Ряд значимых и «знаковых» для поколения имен воспроизводит Иван Федоров в «Памяти о детстве» (характернейшее заглавие!):

Когда Папанин в океане Ледовом вырос, как гора. Дворы покрыла ропаками И айсбергами детвора. <…>
Нам дорог берег, обретенный Отцами в схватках боевых. Котовский, Щорс, Чапай, Буденный — Герои сверстников моих.

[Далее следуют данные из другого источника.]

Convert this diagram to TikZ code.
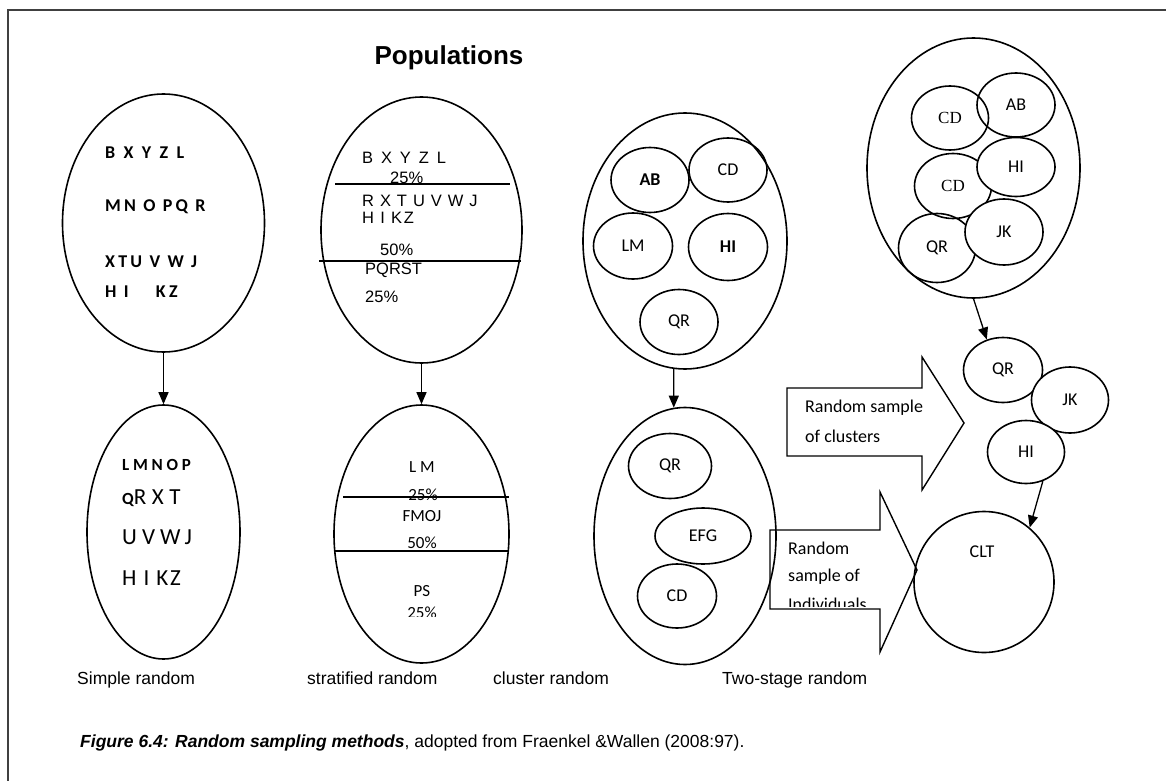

Стихотворения И. Федорова, посвященные истории более далекой, — Петру, декабристам, Пушкину, — тоже предполагают современную проекцию или прямо обозначают ее. Автор, в сущности, продолжает тот же самый ряд «революционеров-предшественников»: «Но он один, как исполин, Стоял, и хмель его не трогал, Мечтою трезвою палим О славе русского народа» (это о Петре); «Где царь вознесся на коне И замер в сумраке зловещем. Поэт завидовал волне, Что ей простор морской обещан. И в самой зависти шумливей Волны он тосковал о мщенье…» (а это уже Пушкин мечтает о мщенье у памятника самодержцу, тому самому Петру, — неисторическое сознание не видит здесь противоречий).